Поговорите с ней побольше, может быть, память вернется.

* * *

Поговорив с Форсом, Кармелита вернулась домой. Было тяжело, плохо, страшно. Очень хотелось, чтобы в родном доме ее встретил кто-то близкий: отец или Максим. Но нет же, как назло. В гостиной сидела мать Максима!

— Кармелита, ты вернулась! — с хорошо акцентированным волнением вскричала Алла. — Ты даже не представляешь, как напугала всех, когда ушла так неожиданно! Отец изнервничался, Максим тоже.

— А вы не знаете, где он?

— Максим? Он пошел искать тебя. Вместе с этим симпатичным молодым цыганом. Очень симпатичным.

Конечно, Кармелита почувствовала иронию в ее голосе. И именно поэтому не захотела скрывать правду, а сказала прямо, по-цыгански глядя прямо в глаза собеседнице:

— Его, этого очень симпатичного молодого цыгана, зовут Миро… Он был моим женихом…

— До вашей встречи с Максимом? — невинно спросила Алла.

— Да. Мы еще в детстве были с ним помолвлены.

— Вот как?! — Аллины глаза довольно округлились. — Как интересно получается… А почему вы не поженились? Потому, наверно, что у вас возник роман с моим сыном?

Соня, сгорающая от стыда из-за расспросов матери, перебила Аллу:

— Мама, может быть, в другой раз расспросишь Кармелиту?! Надо Максиму позвонить, сказать, что Кармелита уже дома.

— Совершенно согласна, дочка. А то, наверное, молодые люди с ног сбились. Ты у меня вообще самая умная из всех моих детей, — сказала она таким тоном, как будто чад у нее было с десяток.

* * *

— Ай-яй-яй! Бесстыжая, я всегда знала, что тебе нравится Рамир! — продолжала выговаривать Рубина.

— Я не скрываю этого, — почти всерьез оправдывалась Земфира. — Но я никогда не становилась между ним и твоей дочерью!

— Доченька моя, Рада! — вдруг заплакала Рубина. — Неужели Господь допустил твою смерть, чтоб тебя так быстро забыли?
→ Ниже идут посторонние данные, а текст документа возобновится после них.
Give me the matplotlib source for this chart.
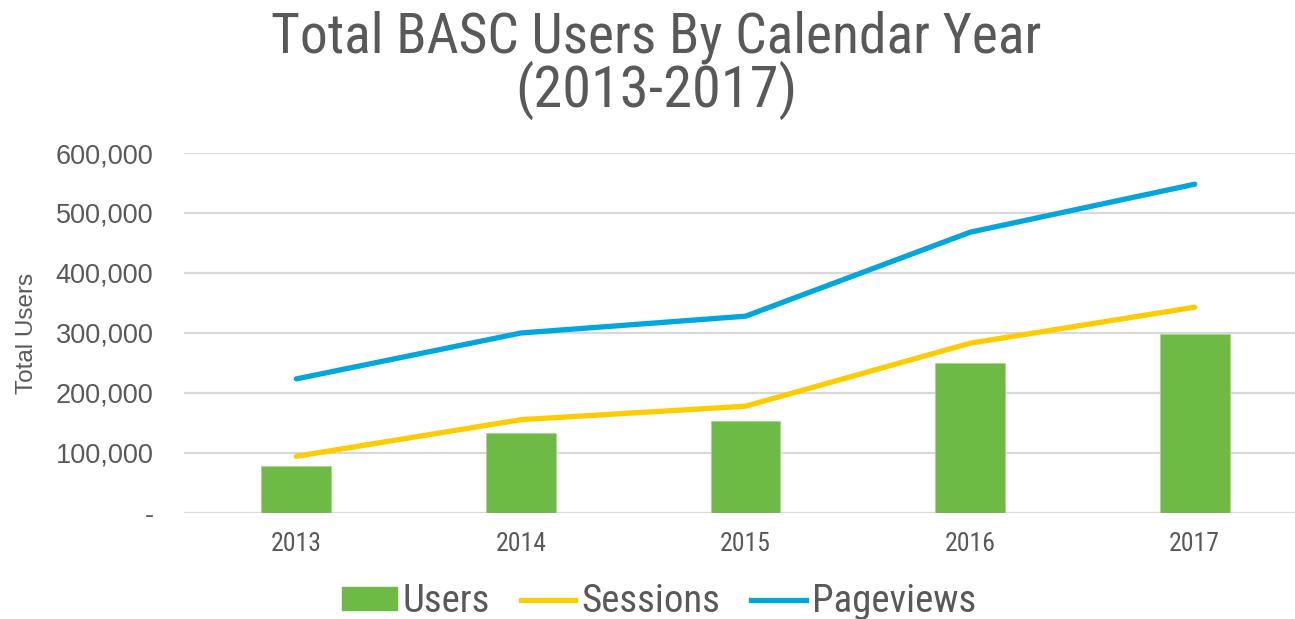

В палату вошли Палыч и врач. Врач остановился чуть поодаль у двери. А Палыч присел у постели Рубины, начал утешать ее.

— Рубинушка, милая, не горюй! Раду уже не вернуть! Не изводи себя так уж.

— Как это "так уж"? Пашка, но ведь она моя единственная доченька, кровиночка моя!

Рубина прижалась к Палычу. Расплакалась горько и безутешно. Баро и Земфира смотрели на нее с состраданием. А Палыч кривил лицо, с трудом сдерживался, чтобы самому не расплакаться.

В разгар этой тяжелой слезной картины врач подошел к постели Рубины.

— Здравствуйте, Рубина. Я ваш доктор. Мне нужно с вами пообщаться. А всех… Прошу всех выйти из палаты!

Земфира и Баро вышли. А Палыч остался.

— Я сказал — всех, — мягко, но настойчиво по вторил врач. — И вы, пожалуйста, тоже выйдите.